Exercise brief |
Extract each line from the entries below that has the string "diagram" in it.

[Data listing]
····················

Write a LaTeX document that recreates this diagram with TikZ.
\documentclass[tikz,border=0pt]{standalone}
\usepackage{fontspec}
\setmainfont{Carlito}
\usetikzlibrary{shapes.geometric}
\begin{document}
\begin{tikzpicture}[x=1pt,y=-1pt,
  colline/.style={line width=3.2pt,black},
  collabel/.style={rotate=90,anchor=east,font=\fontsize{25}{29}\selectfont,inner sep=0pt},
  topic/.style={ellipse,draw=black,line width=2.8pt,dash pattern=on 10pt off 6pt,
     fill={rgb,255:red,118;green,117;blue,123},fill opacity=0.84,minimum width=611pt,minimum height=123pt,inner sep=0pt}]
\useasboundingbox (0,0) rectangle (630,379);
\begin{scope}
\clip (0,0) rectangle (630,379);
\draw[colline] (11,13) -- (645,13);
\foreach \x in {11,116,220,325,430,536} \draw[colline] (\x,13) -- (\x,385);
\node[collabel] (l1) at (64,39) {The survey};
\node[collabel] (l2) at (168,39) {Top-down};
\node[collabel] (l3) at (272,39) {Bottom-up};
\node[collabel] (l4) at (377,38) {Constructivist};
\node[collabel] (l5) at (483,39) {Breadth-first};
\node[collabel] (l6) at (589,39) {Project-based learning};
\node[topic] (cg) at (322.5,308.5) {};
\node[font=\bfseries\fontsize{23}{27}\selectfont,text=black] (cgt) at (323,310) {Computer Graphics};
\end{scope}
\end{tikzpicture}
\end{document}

····················

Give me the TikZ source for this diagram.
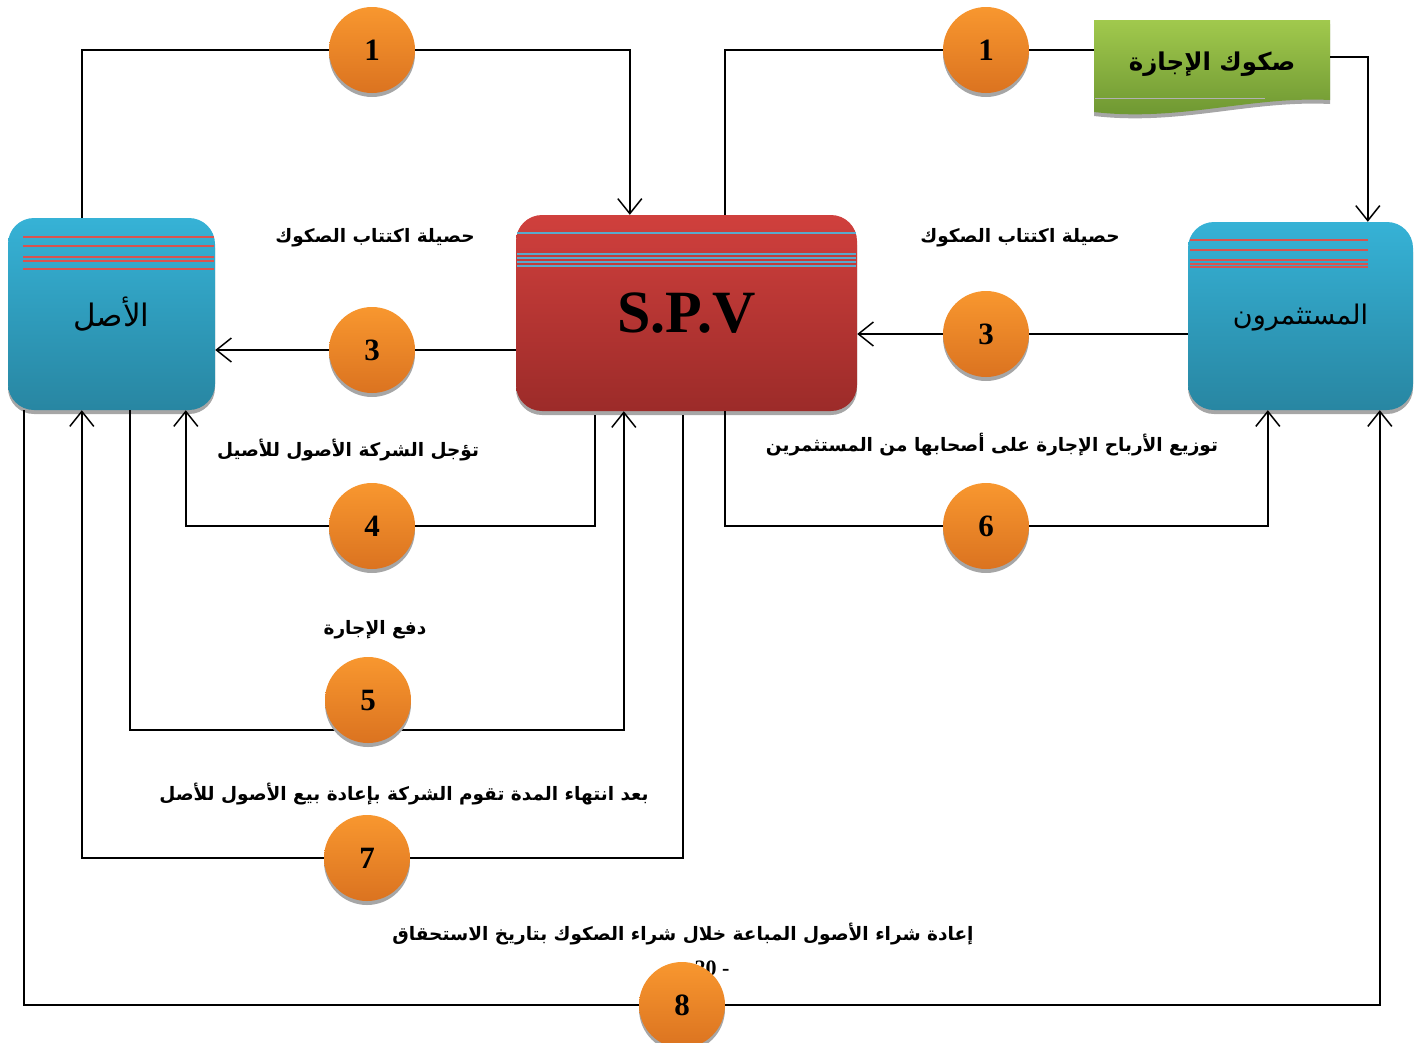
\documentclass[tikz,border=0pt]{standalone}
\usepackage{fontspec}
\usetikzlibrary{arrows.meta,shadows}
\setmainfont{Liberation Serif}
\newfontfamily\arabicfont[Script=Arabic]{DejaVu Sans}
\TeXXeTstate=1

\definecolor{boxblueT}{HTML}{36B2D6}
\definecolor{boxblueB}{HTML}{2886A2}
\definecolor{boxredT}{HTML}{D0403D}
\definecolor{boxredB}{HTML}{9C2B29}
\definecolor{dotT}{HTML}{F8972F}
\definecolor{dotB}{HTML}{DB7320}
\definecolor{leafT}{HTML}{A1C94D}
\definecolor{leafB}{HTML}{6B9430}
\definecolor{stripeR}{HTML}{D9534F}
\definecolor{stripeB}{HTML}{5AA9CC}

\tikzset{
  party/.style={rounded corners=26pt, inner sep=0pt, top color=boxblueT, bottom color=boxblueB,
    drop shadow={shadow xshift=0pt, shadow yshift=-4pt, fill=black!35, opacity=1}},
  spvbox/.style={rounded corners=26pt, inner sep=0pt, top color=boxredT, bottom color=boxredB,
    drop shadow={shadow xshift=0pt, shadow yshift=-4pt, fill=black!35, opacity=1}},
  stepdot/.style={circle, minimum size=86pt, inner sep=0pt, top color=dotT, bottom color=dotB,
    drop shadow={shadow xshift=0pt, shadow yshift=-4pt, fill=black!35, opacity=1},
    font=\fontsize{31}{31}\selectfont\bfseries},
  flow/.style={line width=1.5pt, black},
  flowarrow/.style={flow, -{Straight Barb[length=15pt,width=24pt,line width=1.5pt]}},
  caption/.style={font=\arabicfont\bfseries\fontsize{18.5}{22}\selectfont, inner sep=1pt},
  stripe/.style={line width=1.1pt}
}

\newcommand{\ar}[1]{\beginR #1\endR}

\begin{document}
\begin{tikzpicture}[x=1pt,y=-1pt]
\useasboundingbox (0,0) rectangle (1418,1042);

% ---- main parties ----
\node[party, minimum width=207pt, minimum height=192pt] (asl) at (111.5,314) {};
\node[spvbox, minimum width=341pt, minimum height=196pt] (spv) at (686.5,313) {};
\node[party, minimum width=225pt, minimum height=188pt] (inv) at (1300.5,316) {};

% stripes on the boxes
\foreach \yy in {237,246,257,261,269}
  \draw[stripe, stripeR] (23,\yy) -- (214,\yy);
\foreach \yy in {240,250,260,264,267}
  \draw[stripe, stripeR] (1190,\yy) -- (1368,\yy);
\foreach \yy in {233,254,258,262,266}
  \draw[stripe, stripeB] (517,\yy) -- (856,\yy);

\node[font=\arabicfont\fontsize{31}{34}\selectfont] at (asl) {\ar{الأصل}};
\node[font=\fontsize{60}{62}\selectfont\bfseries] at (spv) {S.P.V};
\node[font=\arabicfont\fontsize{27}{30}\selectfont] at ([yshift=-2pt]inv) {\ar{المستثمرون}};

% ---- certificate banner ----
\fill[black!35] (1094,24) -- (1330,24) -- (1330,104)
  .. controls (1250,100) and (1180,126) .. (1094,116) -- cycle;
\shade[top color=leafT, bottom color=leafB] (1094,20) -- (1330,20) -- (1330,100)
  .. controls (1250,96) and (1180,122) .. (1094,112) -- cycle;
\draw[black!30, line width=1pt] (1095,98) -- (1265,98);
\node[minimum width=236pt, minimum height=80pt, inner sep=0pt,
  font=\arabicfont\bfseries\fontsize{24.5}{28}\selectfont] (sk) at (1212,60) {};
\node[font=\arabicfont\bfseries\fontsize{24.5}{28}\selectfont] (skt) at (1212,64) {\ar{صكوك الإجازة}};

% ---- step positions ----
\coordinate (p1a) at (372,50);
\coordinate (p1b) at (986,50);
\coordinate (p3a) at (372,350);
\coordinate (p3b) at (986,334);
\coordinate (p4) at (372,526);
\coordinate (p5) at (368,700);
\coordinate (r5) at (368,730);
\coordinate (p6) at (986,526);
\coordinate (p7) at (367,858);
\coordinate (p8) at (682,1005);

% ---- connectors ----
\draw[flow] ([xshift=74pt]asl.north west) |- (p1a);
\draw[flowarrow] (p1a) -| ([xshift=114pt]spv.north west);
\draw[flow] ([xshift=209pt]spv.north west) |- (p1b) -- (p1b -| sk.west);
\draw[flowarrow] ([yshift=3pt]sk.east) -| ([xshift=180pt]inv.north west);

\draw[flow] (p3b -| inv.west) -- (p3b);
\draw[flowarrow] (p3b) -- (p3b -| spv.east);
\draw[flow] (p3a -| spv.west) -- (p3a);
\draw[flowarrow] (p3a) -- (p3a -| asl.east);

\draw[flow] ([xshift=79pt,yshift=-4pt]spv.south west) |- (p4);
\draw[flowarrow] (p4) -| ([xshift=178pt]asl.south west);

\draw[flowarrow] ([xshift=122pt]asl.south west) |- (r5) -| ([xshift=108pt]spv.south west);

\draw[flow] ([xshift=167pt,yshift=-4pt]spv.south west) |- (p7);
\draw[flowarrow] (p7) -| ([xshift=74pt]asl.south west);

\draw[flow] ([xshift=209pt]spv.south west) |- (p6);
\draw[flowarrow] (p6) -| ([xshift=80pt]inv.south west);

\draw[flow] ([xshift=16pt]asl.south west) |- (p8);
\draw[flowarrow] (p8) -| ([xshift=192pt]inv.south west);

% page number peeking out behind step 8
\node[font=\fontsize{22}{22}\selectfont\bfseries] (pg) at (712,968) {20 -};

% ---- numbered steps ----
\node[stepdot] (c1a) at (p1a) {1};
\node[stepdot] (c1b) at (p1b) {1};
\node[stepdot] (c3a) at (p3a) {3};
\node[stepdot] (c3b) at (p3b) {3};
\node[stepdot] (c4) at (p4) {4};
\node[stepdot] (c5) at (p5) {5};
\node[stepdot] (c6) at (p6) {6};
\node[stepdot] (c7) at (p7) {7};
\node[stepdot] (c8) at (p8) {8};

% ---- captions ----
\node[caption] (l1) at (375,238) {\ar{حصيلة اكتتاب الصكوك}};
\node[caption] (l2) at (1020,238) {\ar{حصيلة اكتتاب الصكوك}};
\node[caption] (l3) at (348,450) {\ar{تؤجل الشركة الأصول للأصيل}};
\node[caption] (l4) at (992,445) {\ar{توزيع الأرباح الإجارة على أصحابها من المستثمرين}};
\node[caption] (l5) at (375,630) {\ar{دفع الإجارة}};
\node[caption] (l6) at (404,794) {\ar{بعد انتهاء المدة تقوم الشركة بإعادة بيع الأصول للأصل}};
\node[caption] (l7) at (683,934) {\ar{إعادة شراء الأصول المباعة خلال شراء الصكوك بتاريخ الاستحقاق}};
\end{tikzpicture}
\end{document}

····················

Response for this exercise |
Write a LaTeX document that recreates this diagram with TikZ.
Give me the TikZ source for this diagram.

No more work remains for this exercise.